## Thursday, October 13, 2011

### SRM 521: Meh

So, after the disaster from SRM 520, I tried to recover rating. Wanted 2000 back. I think I was really close but I made a terribly bad mistake.

Div1 500
Didn't like this match mostly because of this problem. At first it was hard to understand and it had an ambiguity in the statement. Later it turned out that I still didn't understand it correctly even after the intermission phase.

Div1 250
When there were 14 minutes left I opened the 250. I knew I should be able to solve it in under that time. I saw very high scores for this problem. In fact, hundreds of it.

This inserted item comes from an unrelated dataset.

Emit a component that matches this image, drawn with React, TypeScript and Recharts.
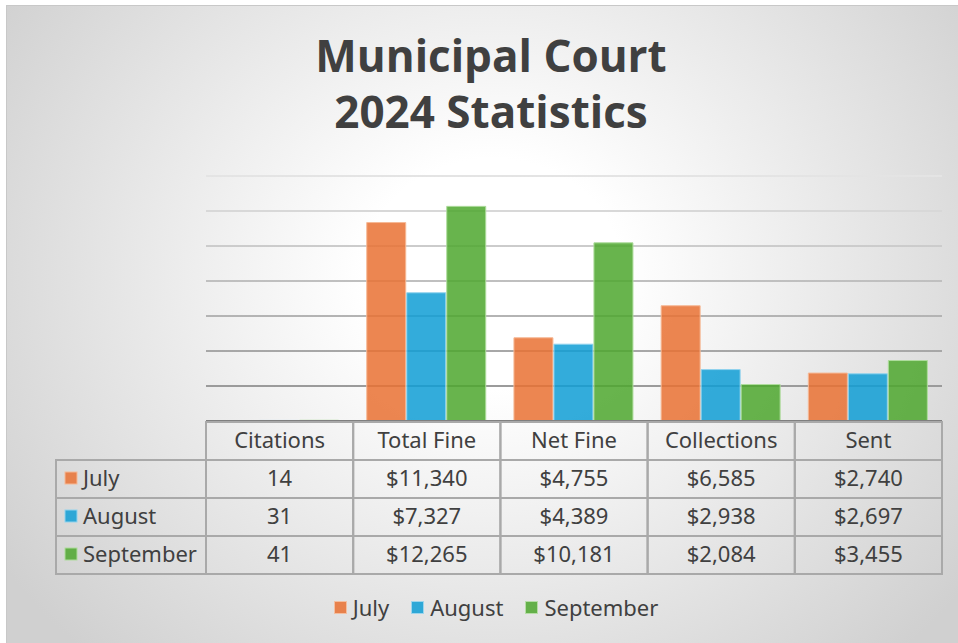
import React from 'react';
import { BarChart, Bar, XAxis, YAxis, CartesianGrid, Legend } from 'recharts';

// table columns / x categories
const categories = ['Citations', 'Total Fine', 'Net Fine', 'Collections', 'Sent'];

// monthly values, same order as categories
const july = [14, 11340, 4755, 6585, 2740];
const august = [31, 7327, 4389, 2938, 2697];
const september = [41, 12265, 10181, 2084, 3455];

const yTicks = [0, 2000, 4000, 6000, 8000, 10000, 12000, 14000];

const series = [
  { key: 'July', values: july, color: '#E97132', edge: '#F6B996' },
  { key: 'August', values: august, color: '#0F9ED5', edge: '#92D3EE' },
  { key: 'September', values: september, color: '#4EA72E', edge: '#AEDC9C' },
];

const data = categories.map((name, i) => ({
  name,
  July: july[i],
  August: august[i],
  September: september[i],
}));

const W = 958;
const H = 643;
const M = { top: 176, right: 16, left: 206, bottom: 70 };
const PLOT_W = W - M.left - M.right;
const ROW_H = 38;
const LABEL_W = 150;
const FONT = '"Noto Sans", "Open Sans", sans-serif';
const INK = '#404040';
const CELL = '#a9a9a9';

const money = (v: number) => {
  const s = String(v);
  return '$' + s.replace(/\B(?=(\d{3})+(?!\d))/g, ',');
};
const cellText = (cat: string, v: number) => (cat === 'Citations' ? String(v) : money(v));

const textStyle = { fontFamily: FONT, fontSize: 22, fill: INK };
const TXT_DY = -2; // text sits a little above the cell middle

// draws one table column under each category, plus the row labels on the first one
const TableColumn = (props: any) => {
  const { x, y, payload, index } = props;
  const colW = PLOT_W / categories.length;
  const left = x - colW / 2;
  const top = y + 1;
  const cat = payload.value as string;
  const ci = categories.indexOf(cat);
  return (
    <g>
      {index === 0 &&
        series.map((s, r) => {
          const ry = top + ROW_H * (r + 1);
          return (
            <g key={s.key}>
              <rect x={left - LABEL_W} y={ry} width={LABEL_W} height={ROW_H} fill="none" stroke={CELL} strokeWidth={2} />
              <rect x={left - LABEL_W + 9} y={ry + 12} width={12} height={12} fill={s.color} fillOpacity={0.85} stroke={s.edge} strokeWidth={1} />
              <text x={left - LABEL_W + 27} y={ry + ROW_H / 2 + TXT_DY} dominantBaseline="central" style={textStyle}>
                {s.key}
              </text>
            </g>
          );
        })}
      <rect x={left} y={top} width={colW} height={ROW_H} fill="none" stroke={CELL} strokeWidth={2} />
      <text x={x} y={top + ROW_H / 2 + TXT_DY} textAnchor="middle" dominantBaseline="central" style={textStyle}>
        {cat}
      </text>
      {series.map((s, r) => {
        const ry = top + ROW_H * (r + 1);
        return (
          <g key={s.key}>
            <rect x={left} y={ry} width={colW} height={ROW_H} fill="none" stroke={CELL} strokeWidth={2} />
            <text x={x} y={ry + ROW_H / 2 + TXT_DY} textAnchor="middle" dominantBaseline="central" style={textStyle}>
              {cellText(cat, s.values[ci])}
            </text>
          </g>
        );
      })}
    </g>
  );
};

const LegendRow = () => (
  <div style={{ display: 'flex', justifyContent: 'center', fontFamily: FONT, fontSize: 22, color: INK }}>
    {series.map((s) => (
      <span key={s.key} style={{ display: 'flex', alignItems: 'center', margin: '0 11px' }}>
        <span
          style={{
            width: 11,
            height: 11,
            background: s.color,
            opacity: 0.85,
            border: `1px solid ${s.edge}`,
            marginRight: 6,
          }}
        />
        {s.key}
      </span>
    ))}
  </div>
);

export default function App() {
  return (
    <div style={{ position: 'absolute', left: 0, top: 0, width: W, height: H, background: '#fff', overflow: 'hidden' }}>
      <div
        style={{
          position: 'absolute',
          left: 6,
          top: 5,
          width: W - 6,
          height: H - 5,
          borderTop: '1px solid #c8c8c8',
          borderLeft: '1px solid #c8c8c8',
          background: 'radial-gradient(ellipse 62% 82% at 51% 42%, #ffffff 0%, #ffffff 22%, #d0d0d0 100%)',
        }}
      />
      <div
        style={{
          position: 'absolute',
          left: 12,
          top: 27,
          width: W,
          textAlign: 'center',
          fontFamily: '"Open Sans", sans-serif',
          fontWeight: 700,
          fontSize: 44,
          lineHeight: '56px',
          color: INK,
        }}
      >
        Municipal Court
        <br />
        2024 Statistics
      </div>
      <div style={{ position: 'absolute', left: 0, top: 0 }}>
        <BarChart width={W} height={H} data={data} margin={M} barCategoryGap="9.2%" barGap={1}>
          <defs>
            <linearGradient id="gridFade" gradientUnits="userSpaceOnUse" x1="0" y1="176" x2="0" y2="421">
              <stop offset="0%" stopColor="#e4e4e4" />
              <stop offset="100%" stopColor="#8f8f8f" />
            </linearGradient>
          </defs>
          <CartesianGrid vertical={false} stroke="url(#gridFade)" strokeWidth={2} />
          <YAxis hide domain={[0, 14000]} ticks={yTicks} />
          <XAxis
            dataKey="name"
            height={152}
            interval={0}
            tickLine={false}
            tickSize={0}
            tickMargin={0}
            axisLine={{ stroke: '#7f7f7f', strokeWidth: 2 }}
            tick={<TableColumn />}
          />
          {series.map((s) => (
            <Bar
              key={s.key}
              dataKey={s.key}
              fill={s.color}
              fillOpacity={0.85}
              stroke={s.edge}
              strokeWidth={1}
              isAnimationActive={false}
            />
          ))}
          <Legend
            layout="horizontal"
            verticalAlign="middle"
            align="center"
            wrapperStyle={{ top: 592, left: 17, width: W }}
            content={<LegendRow />}
          />
        </BarChart>
      </div>
    </div>
  );
}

It was a very easy problem. Too easy, to be honest. Worse, it seems it appeared in Codeforces last year: http://codeforces.com/contest/26/problem/B

I solved it but I was failing examples. After a couple of seconds debugging I find the mistake, and get 246 score. That was bad, because with 246 you get position 200+, but with 248 you get 100+.

Challenge
At first, I got lucky because I found a wrong solution for the 250. Someone was checking for the sign of the number of open parenthesis before changing it instead of after. So a simple ) was enough to challenge it.

Later I really screwed up. With the 296 score I had a very good place, and 50 points wouldn't improve that position. -25 points would really break the position though, so there was really no good reason to try any more challenges. Yet I did, and I did it because I misread a min() as a max() function. Without this mistake I would have returned to 2000+ rating.

To make matters worse, it seems that the 1000 was easier than the 500 and had many successful solutions.

And here is an explanation for the div1 250
The problem asks for you to fix a sequence of parenthesis: (())()( so that it becomes correct adding the minimum number of parenthesis.

We will go from left to right and for each open parenthesis, increase a counter and for each closed parenthesis decrease it.

If the count becomes negative, then we have too many closed parenthesis. It is best to add an open parenthesis right before the newest closed parenthesis we found. Then we have to set the count back to 0.

At the end, the count may be non-zero, this means there are too many open parenthesis, it is best to add just as many closed parenthesis.